I have a list of codes coming from a csv file:

file_path = 'c:\\temp\\list.csv'
csvfile =  open(file_path, 'rb')
reader = csv.reader(csvfile, delimiter=';')
rr = []
for sor in reader:
    if sor[1][0] == '1':
        rr.append(sor)
print type(rr)
<type 'list'>

set (rr)
Traceback (most recent call last):
  File "<pyshell#85>", line 1, in <module>
    set (rr)
TypeError: unhashable type: 'list'

If I do the very same on an other list coming from a database it works fine:

cur.execute('select code from mytable')
res = cur.fetchall()
res1 = []
res1.append(x[0] for x in res)
print type(res1)
<type 'list'>
set(res1)
set(['13561255', '11120088'])

What is the difference between rr and res1 as both are of list type?

Actually I'm looking for records in the database which doesn't exist in the csv file by doing

result = list(set(res1) - set(rr))

How can I achieve this (maybe in a more optimal/faster way)?

alecxe
  • 414,977
  • 106
  • 935
  • 1,083
Gabor
  • 1,163
  • 11
  • 20

2 Answers2

9

Every sor is a csv row - a list of row "cell" values, rr becomes a list of lists.
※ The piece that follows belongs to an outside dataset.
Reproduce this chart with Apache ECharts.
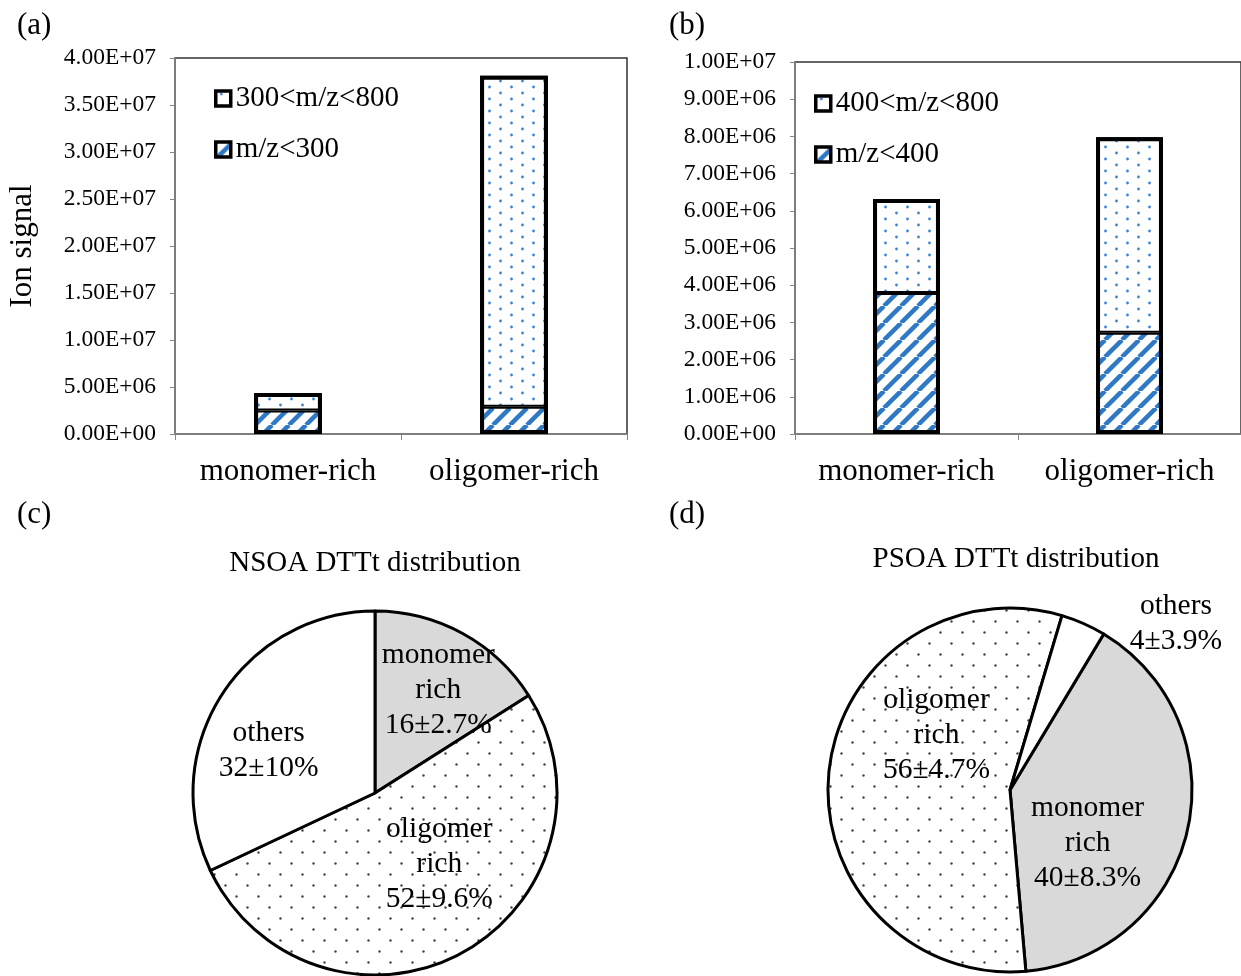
<!DOCTYPE html>
<html>
<head>
<meta charset="utf-8">
<script src="https://cdn.jsdelivr.net/npm/echarts@6/dist/echarts.min.js"></script>
<style>
  html, body { margin: 0; padding: 0; background: #fff; }
  #main { width: 1241px; height: 976px; }
</style>
</head>
<body>
<div id="main"></div>
<script>
// ---- data ----
const categories = ["monomer-rich", "oligomer-rich"];

// panel (a)
const aNames = ["300<m/z<800", "m/z<300"];
const aLow = [2.5e6, 2.9e6];   // m/z<300
const aHigh = [1.85e6, 35.2e6]; // 300<m/z<800
const aMax = 4e7, aStep = 5e6;

// panel (b)
const bNames = ["400<m/z<800", "m/z<400"];
const bLow = [3.79e6, 2.72e6];  // m/z<400
const bHigh = [2.53e6, 5.26e6]; // 400<m/z<800
const bMax = 1e7, bStep = 1e6;

// panels (c), (d)
const pieLabels = ["monomer\nrich", "oligomer\nrich", "others"];
const nsoaShare = [16, 52, 32];
const nsoaErr = ["2.7", "9.6", "10"];
const psoaShare = [40, 56, 4];
const psoaErr = ["8.3", "4.7", "3.9"];

const FONT = "'Liberation Serif', 'Times New Roman', serif";

// ---- fill patterns ----
function dotTile(color, w, h, r) {
  const c = document.createElement("canvas");
  c.width = w;
  c.height = h;
  const g = c.getContext("2d");
  g.fillStyle = "#fff";
  g.fillRect(0, 0, w, h);
  g.fillStyle = color;
  [[w / 4, h / 4], [w * 3 / 4, h * 3 / 4]].forEach(function (p) {
    g.beginPath();
    g.arc(p[0], p[1], r, 0, Math.PI * 2);
    g.fill();
  });
  return c;
}

function stripeTile(color, size, w) {
  const c = document.createElement("canvas");
  c.width = c.height = size;
  const g = c.getContext("2d");
  g.fillStyle = "#fff";
  g.fillRect(0, 0, size, size);
  g.strokeStyle = color;
  g.lineWidth = w;
  [-size, 0, size].forEach(function (k) {
    g.beginPath();
    g.moveTo(k, size);
    g.lineTo(k + size, 0);
    g.stroke();
  });
  return c;
}

const blueDots = { image: dotTile("#3d84cf", 22, 12, 1.4), repeat: "repeat" };
const blueStripes = { image: stripeTile("#2f78c4", 17, 4.5), repeat: "repeat" };
const greyDots = { image: dotTile("#444", 22, 22, 1.2), repeat: "repeat" };

function sciLabel(v) {
  if (v === 0) return "0.00E+00";
  const s = v.toExponential(2).split("e");
  const e = parseInt(s[1], 10);
  return s[0] + "E" + (e < 0 ? "-" : "+") + String(Math.abs(e)).padStart(2, "0");
}

function xAxisCfg(idx) {
  return {
    type: "category",
    gridIndex: idx,
    data: categories,
    axisLine: { lineStyle: { color: "#868686", width: 1.5 } },
    axisTick: { show: true, length: 6, lineStyle: { color: "#868686" } },
    axisLabel: { color: "#000", fontFamily: FONT, fontSize: 31, margin: 22, interval: 0, hideOverlap: false }
  };
}

function yAxisCfg(idx, max, step, name) {
  return {
    type: "value",
    gridIndex: idx,
    min: 0,
    max: max,
    interval: step,
    name: name,
    nameLocation: "middle",
    nameRotate: 90,
    nameGap: 137,
    nameTextStyle: { color: "#000", fontFamily: FONT, fontSize: 31 },
    splitLine: { show: false },
    axisLine: { show: true, lineStyle: { color: "#868686", width: 1.5 } },
    axisTick: { show: true, length: 5, lineStyle: { color: "#868686" } },
    axisLabel: { color: "#000", fontFamily: FONT, fontSize: 23.5, margin: 19, formatter: sciLabel }
  };
}

function barSeries(name, data, fill, idx) {
  return {
    type: "bar",
    name: name,
    xAxisIndex: idx,
    yAxisIndex: idx,
    stack: "s" + idx,
    data: data,
    barWidth: "30%",
    barGap: "-100%",
    itemStyle: { color: fill, borderColor: "#000", borderWidth: 2 }
  };
}

// outline of the whole stacked column, drawn on top
function outlineSeries(low, high, idx) {
  return {
    type: "bar",
    name: "outline" + idx,
    xAxisIndex: idx,
    yAxisIndex: idx,
    data: low.map(function (v, i) { return v + high[i]; }),
    barWidth: "30%",
    barGap: "-100%",
    z: 5,
    silent: true,
    itemStyle: { color: "rgba(0,0,0,0)", borderColor: "#000", borderWidth: 4 }
  };
}

function pieData(shares, errs, fills) {
  return shares.map(function (v, i) {
    return {
      name: pieLabels[i],
      value: v,
      label: { formatter: pieLabels[i] + "\n" + v + "\u00b1" + errs[i] + "%" },
      itemStyle: { color: fills[i] }
    };
  });
}

function pieSeries(center, startAngle, data, offsets) {
  return {
    type: "pie",
    center: center,
    radius: 182,
    startAngle: startAngle,
    clockwise: true,
    silent: true,
    data: data,
    itemStyle: { borderColor: "#000", borderWidth: 3 },
    label: {
      position: "inside",
      color: "#000",
      fontFamily: FONT,
      fontSize: 29.5,
      lineHeight: 35,
      align: "center"
    },
    labelLine: { show: false },
    labelLayout: function (p) {
      const o = offsets[p.dataIndex];
      return { dx: o[0], dy: o[1] };
    }
  };
}

const chart = echarts.init(document.getElementById("main"), null, { renderer: "canvas" });

const panelTitle = function (text, left, top) {
  return { text: text, left: left, top: top,
    textStyle: { fontFamily: FONT, fontSize: 31, fontWeight: "normal", color: "#000" } };
};
const pieTitle = function (text, cx, top) {
  return { text: text, left: cx, top: top, textAlign: "center",
    textStyle: { fontFamily: FONT, fontSize: 29, fontWeight: "normal", color: "#000" } };
};

const legendCfg = function (names, left, top) {
  return {
    data: names,
    orient: "vertical",
    left: left,
    top: top,
    itemGap: 22,
    itemWidth: 15,
    itemHeight: 15,
    icon: "rect",
    itemStyle: { borderColor: "#000", borderWidth: 3.5 },
    textStyle: { fontFamily: FONT, fontSize: 29, color: "#000" }
  };
};

const option = {
  animation: false,
  backgroundColor: "#fff",
  title: [
    panelTitle("(a)", 12, 5),
    panelTitle("(b)", 664, 5),
    panelTitle("(c)", 12, 494),
    panelTitle("(d)", 664, 494),
    pieTitle("NSOA DTTt distribution", 370, 544),
    pieTitle("PSOA DTTt distribution", 1011, 540)
  ],
  legend: [legendCfg(aNames, 209, 79), legendCfg(bNames, 809, 84)],
  grid: [
    { left: 175, top: 58, width: 452, height: 376, show: true, borderColor: "#333", borderWidth: 1.5 },
    { left: 795, top: 62, width: 456, height: 372, show: true, borderColor: "#333", borderWidth: 1.5 }
  ],
  xAxis: [xAxisCfg(0), xAxisCfg(1)],
  yAxis: [yAxisCfg(0, aMax, aStep, "Ion signal"), yAxisCfg(1, bMax, bStep, "")],
  series: [
    barSeries(aNames[1], aLow, blueStripes, 0),
    barSeries(aNames[0], aHigh, blueDots, 0),
    outlineSeries(aLow, aHigh, 0),
    barSeries(bNames[1], bLow, blueStripes, 1),
    barSeries(bNames[0], bHigh, blueDots, 1),
    outlineSeries(bLow, bHigh, 1),
    pieSeries([375, 793], 90, pieData(nsoaShare, nsoaErr, ["#d9d9d9", greyDots, "#fff"]),
      [[18, -20], [19, -11], [-27, 8]]),
    pieSeries([1010, 790], 59, pieData(psoaShare, psoaErr, ["#d9d9d9", greyDots, "#fff"]),
      [[-14, 32], [20, -45], [128, -80]])
  ]
};

chart.setOption(option);
</script>
</body>
</html>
Lists cannot be items of a set since lists are not hashable.

res1 on the other hand is a list of string values. Strings are hashable.
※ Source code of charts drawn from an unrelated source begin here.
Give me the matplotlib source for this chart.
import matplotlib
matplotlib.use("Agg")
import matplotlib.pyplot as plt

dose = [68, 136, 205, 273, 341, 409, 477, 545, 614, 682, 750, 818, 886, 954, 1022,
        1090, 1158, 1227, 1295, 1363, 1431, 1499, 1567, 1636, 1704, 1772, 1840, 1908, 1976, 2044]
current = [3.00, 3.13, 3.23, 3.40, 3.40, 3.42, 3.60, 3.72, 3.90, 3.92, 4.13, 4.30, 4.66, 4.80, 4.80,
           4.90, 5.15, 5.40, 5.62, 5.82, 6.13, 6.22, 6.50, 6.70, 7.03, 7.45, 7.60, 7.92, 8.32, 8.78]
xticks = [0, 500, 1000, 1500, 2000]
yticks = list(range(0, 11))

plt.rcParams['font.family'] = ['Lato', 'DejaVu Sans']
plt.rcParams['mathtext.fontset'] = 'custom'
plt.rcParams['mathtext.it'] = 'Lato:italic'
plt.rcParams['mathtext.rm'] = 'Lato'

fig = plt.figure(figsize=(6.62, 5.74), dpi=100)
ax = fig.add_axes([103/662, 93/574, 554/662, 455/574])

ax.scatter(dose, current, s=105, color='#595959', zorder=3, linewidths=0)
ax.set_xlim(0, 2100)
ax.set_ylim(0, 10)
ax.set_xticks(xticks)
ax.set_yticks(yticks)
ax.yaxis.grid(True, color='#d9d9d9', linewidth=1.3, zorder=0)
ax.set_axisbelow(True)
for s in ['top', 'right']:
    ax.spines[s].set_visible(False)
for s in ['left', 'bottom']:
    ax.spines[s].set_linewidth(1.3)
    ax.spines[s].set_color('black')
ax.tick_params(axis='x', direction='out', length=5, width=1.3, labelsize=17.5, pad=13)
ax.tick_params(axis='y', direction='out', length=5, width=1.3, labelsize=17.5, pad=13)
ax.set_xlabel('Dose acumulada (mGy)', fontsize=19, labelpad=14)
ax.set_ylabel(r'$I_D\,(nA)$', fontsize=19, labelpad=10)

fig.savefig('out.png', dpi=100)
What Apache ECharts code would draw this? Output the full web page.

Here is an example that demonstrates the difference:

>>> l1 = [["1", "2", "3"]]
>>> l2 = ["1", "2", "3"]
>>> 
>>> set(l1)
Traceback (most recent call last):
  File "<input>", line 1, in <module>
    set(l1)
TypeError: unhashable type: 'list'
>>> set(l2)
set(['1', '3', '2'])
Community
  • 1
  • 1
alecxe
  • 414,977
  • 106
  • 935
  • 1,083
  • You're right. My mistake. I should have done exactly the same thing as I've done with the result of the database request: res1.append(x[0] for x in res) – Gabor Jul 12 '16 at 16:24
2

Here is a snippet that may be helpful. I used 'extends' instead of 'append' when pulling from a file. It must be a nuance related to importing from files.
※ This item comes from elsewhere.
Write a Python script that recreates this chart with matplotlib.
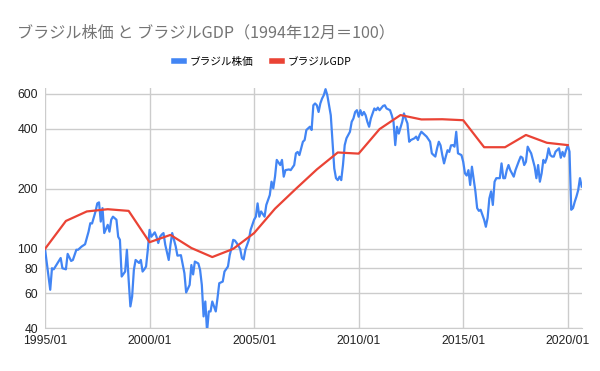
import numpy as np
import matplotlib
matplotlib.use("Agg")
import matplotlib.pyplot as plt
from matplotlib.ticker import FixedLocator, NullLocator, NullFormatter

# ブラジル株価 (1994/12 = 100), months counted from 1995/01
stock_month = [0, 3, 4, 5, 9, 10, 12, 13, 15, 16, 18, 19, 21, 23, 25, 26, 27, 29, 30, 31,
               32, 33, 34, 36, 37, 38, 39, 41, 42, 43, 44, 46, 47, 48, 49, 50, 51, 52, 54, 55,
               56, 57, 58, 59, 60, 61, 63, 64, 65, 66, 67, 68, 69, 71, 72, 73, 75, 76, 78, 79,
               80, 81, 83, 84, 85, 86, 88, 89, 90, 91, 92, 93, 94, 95, 96, 98, 99, 100, 102, 103,
               105, 106, 107, 108, 109, 110, 112, 113, 114, 115, 117, 118, 120, 121, 122, 123, 124, 126, 127, 129,
               130, 131, 132, 133, 135, 136, 137, 138, 140, 141, 143, 144, 145, 146, 148, 149, 150, 152, 153, 154,
               155, 156, 157, 158, 159, 160, 161, 162, 163, 164, 165, 166, 167, 168, 169, 170, 171, 172, 173, 174,
               175, 176, 177, 178, 179, 180, 181, 182, 183, 184, 185, 186, 187, 188, 189, 190, 191, 192, 194, 195,
               196, 198, 199, 200, 201, 202, 203, 205, 206, 207, 208, 209, 210, 212, 213, 214, 215, 216, 218, 219,
               221, 222, 223, 224, 225, 226, 227, 228, 229, 230, 231, 232, 233, 234, 235, 236, 237, 239, 240, 241,
               242, 243, 244, 245, 246, 247, 248, 249, 250, 251, 252, 253, 254, 255, 256, 257, 258, 259, 261, 262,
               263, 264, 265, 266, 267, 268, 269, 270, 272, 273, 274, 275, 276, 277, 278, 279, 281, 282, 283, 284,
               285, 286, 287, 288, 289, 290, 291, 292, 293, 295, 296, 297, 298, 299, 300, 301, 302, 303, 304, 305,
               306, 307, 308]
stock_value = [100, 62.4, 80, 79, 90, 80, 79, 94.4, 87, 88, 99, 99, 102.7, 105.5, 122, 134.5, 134, 154, 169, 171,
               137, 160, 120, 132, 122, 140, 145, 140, 115, 111, 72.7, 77, 99, 70, 51.5, 57.7, 78.5, 88, 85, 88,
               77, 79, 81.6, 99, 124.5, 115, 121, 115, 107, 115, 118, 120, 105, 88, 105, 120, 103, 92.5, 93, 84,
               75.6, 60.5, 66, 83, 74.5, 86.4, 84.5, 78.5, 66, 45.9, 54.5, 38.6, 48.6, 48.6, 54.5, 48.6, 56.7, 67.3, 68.6, 77,
               81.6, 93, 100.8, 111, 110, 107, 100, 90, 88.5, 99, 111, 124.5, 140, 145, 169, 145, 154, 145, 166, 186,
               217, 201, 230, 279, 263, 279, 230, 248, 250, 248, 263, 301, 306, 295, 344, 351, 394, 409, 394, 524,
               535, 524, 485, 535, 566, 589, 631, 589, 524, 467, 344, 253, 226, 221, 230, 221, 263, 331, 358, 372,
               386, 433, 450, 485, 495, 459, 495, 467, 485, 467, 433, 409, 450, 477, 505, 495, 510, 495, 520, 524,
               505, 495, 467, 433, 331, 409, 378, 433, 477, 448, 425, 344, 351, 358, 365, 351, 372, 386, 372, 365,
               344, 301, 295, 290, 319, 344, 330, 295, 268, 290, 312, 306, 330, 331, 325, 386, 301, 295, 273, 239,
               233, 248, 209, 258, 224, 194, 160, 155, 157, 148, 140, 129, 143, 179, 194, 166, 217, 226, 226, 268,
               226, 226, 248, 263, 248, 239, 230, 248, 276, 290, 286, 263, 273, 325, 312, 301, 258, 226, 263, 217,
               239, 279, 270, 286, 319, 295, 290, 290, 307, 319, 286, 306, 290, 312, 331, 307, 157, 160, 172, 183,
               197, 226, 205]

# ブラジルGDP (1994 = 100), plotted each January
gdp_year = list(range(1995, 2021))
gdp_value = [100, 138, 154, 158, 155, 108, 117.5, 101, 91, 100, 120, 159, 200, 250, 304, 300,
             398, 468, 445, 446, 441, 323, 323, 372, 340, 331]

year_ticks = [1995, 2000, 2005, 2010, 2015, 2020]
y_ticks = [40, 60, 80, 100, 200, 400, 600]

cjk = ['Noto Sans CJK JP', 'DejaVu Sans']

fig = plt.figure(figsize=(6, 3.71), dpi=100)
ax = fig.add_axes([0.075, 0.115, 0.8945, 0.648])

stock_x = 1995 + np.array(stock_month) / 12.0
ax.plot(stock_x, stock_value, color='#4285F4', lw=1.6, label='ブラジル株価', zorder=3)
ax.plot(gdp_year, gdp_value, color='#EA4335', lw=1.6, label='ブラジルGDP', zorder=4)

ax.set_yscale('log')
ax.set_ylim(40, 640)
ax.set_xlim(1995, 1995 + 308 / 12.0)
ax.yaxis.set_major_locator(FixedLocator(y_ticks))
ax.yaxis.set_minor_locator(NullLocator())
ax.yaxis.set_minor_formatter(NullFormatter())
ax.set_yticklabels([str(v) for v in y_ticks])
ax.set_xticks(year_ticks)
ax.set_xticklabels([f"{y}/01" for y in year_ticks])

ax.grid(True, color='#cccccc', lw=1)
ax.set_axisbelow(True)
for s in ['top', 'right', 'left']:
    ax.spines[s].set_visible(False)
ax.spines['bottom'].set_color('#cccccc')
ax.tick_params(length=0, pad=5, labelsize=8.7, colors='#222222')
for lab in ax.get_xticklabels() + ax.get_yticklabels():
    lab.set_family('Liberation Sans')

fig.text(0.028, 0.91, 'ブラジル株価 と ブラジルGDP（1994年12月＝100）', family=cjk,
         fontsize=11.6, color='#757575', va='center', ha='left')

leg = fig.legend(loc='center', bbox_to_anchor=(0.438, 0.833), ncol=2, frameon=False,
                 prop={'family': cjk, 'size': 7.7}, handlelength=0.9, handletextpad=0.5,
                 columnspacing=1.8)
for h in leg.get_lines():
    h.set_linewidth(4)

fig.savefig('out.png', dpi=100)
base = ['dunk', 'slump', 'monk']

with open('dummytext.txt', 'r') as c_h_f:
        c_h = []
        for line in c_h_f:
                line = line.strip()
                tokens = line.split(',')
                c_h.extend(tokens)

s1 = set(base)
s2 = set(c_h)

print(s1)
print(s2)

Output...
{'slump', 'monk', 'dunk'}
{' lump', 'bunk', ' slump', ' monk', ' funk', ' junk', ' stump', ' dunk'}
K-Tides
  • 31
  • 1